Théophile Gautier, que visitou Toledo em 1840, foi sensível ao aspecto
oriental da cidade, e descreveu-nos assim o seu primeiro contacto: Fizemos a nossa entrada em Toledo, ofegantes
de curiosidade e de sede, por uma magnífica porta árabe com o arco
elegantemente talhado e pilares de granito sobrepujados por bolas e enfeitados
com versículos do Alcorão. Esta porta chama-se Puerta del Sol; é avermelhada,
cosida e curtida no tom como uma laranja de Portugal e apresenta um perfil
admirável contra a limpidez de um céu lápis-lazuli. Com efeito, o panorama
admirável que se nos depara a partir da ermida da Virgen de La Cabeza,
mostra-nos uma cidade com casas unidas umas às outras e a partir do primeiro
passeio ao longo da rede inextricável de ruelas tortuosas, evocamos uma
qualquer medina oriental ou magrebina:
neste entrelaçado de pequenas veias, as casas características das cidades
hispano-muçulmanas atraem-nos a atenção; os portões fecham a entrada de um
vestíbulo que dá para um pátio interior onde se desenrola o essencial da vida
íntima familiar; quanto às fachadas, têm poucas aberturas; a estrutura do habitat é introvertida. À esquina de uma
rua, uma igreja, mas que tem um minarete como campanário…

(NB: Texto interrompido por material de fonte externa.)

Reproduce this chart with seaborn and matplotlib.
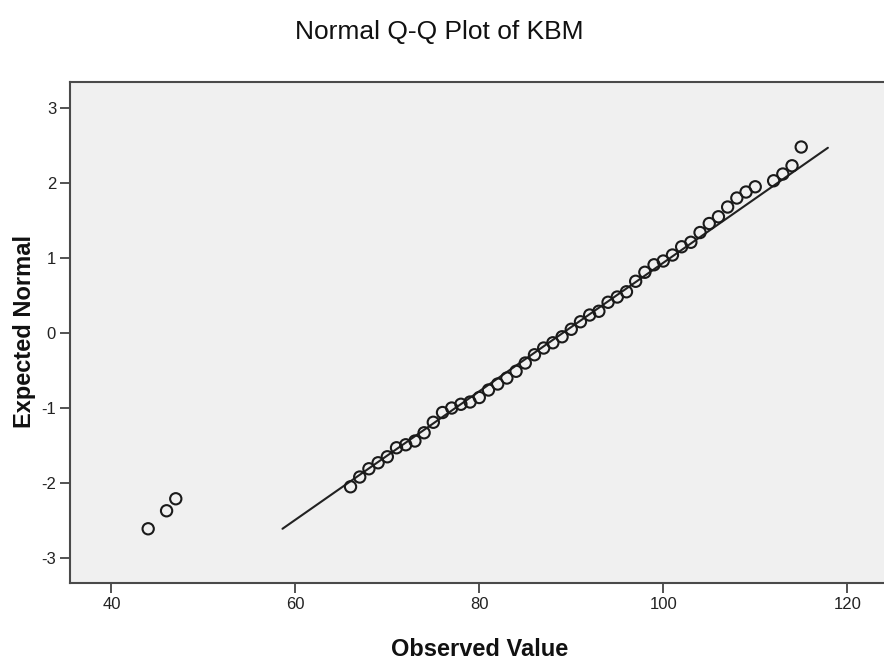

A segunda imagem de Toledo que se nos impõe é a de uma cidade forte,
rodeada de muralhas, erguidas num ponto estratégico: as pontes são fortificadas
e as portas da cidade são também postos de defesa. Toledo quer-se inexpugnável
porque se sabe que tomar Toledo é decapitar a Espanha. Depois de 1085, data da tomada da cidade por Afonso
VI, as pessoas defendem-se e atacam. É de Toledo, a partir de então cidade
fronteira entre a cristandade e o Islão, que partem os assaltos da Reconquista.
É lá que se organiza uma cruzada que reúne os príncipes cristãos da península e
alguns estrangeiros: vão derrotar o exército almóada em Navas de Tolosa e,
desse modo, destruir o ferrolho que protegia a Andaluzia. Fernando III de
Castela, o Santo, primo de S. Luís,
rei de França, terá artes de alargar a brecha e conquistar uma a uma as grandes
cidades do Guadalquivir. Toledo, cidade da Reconquista.
Mas Toledo não poderia deixar-se limitar em algumas imagens estereotipadas
ou em algumas fórmulas rápidas. Tem ainda múltiplos aspectos que os
historiadores nos apresentam. A Toledo da Idade Média, e sobretudo a desses
séculos XII e XIII que agora atraem particularmente a nossa atenção, é muito
complexa e pode mesmo apresentar-se aos olhos de um homem do século XX-XXI com
aspectos aparentemente contraditórios: como
é que uma cidade que se encontra muitas vezes em estado de guerra, pode ser ao
mesmo tempo a cidade da tolerância, das três religiões e da cultura?»
In Louis Cardaillac, Tolède, XII-XIII, Éditions
Autrement, Paris, 1991, Toledo XII-XIII, Muçulmanos. Cristãos,
Judeus, O Saber e a Tolerância, Terramar, Lisboa, 1996, ISBN 972-710-144-5.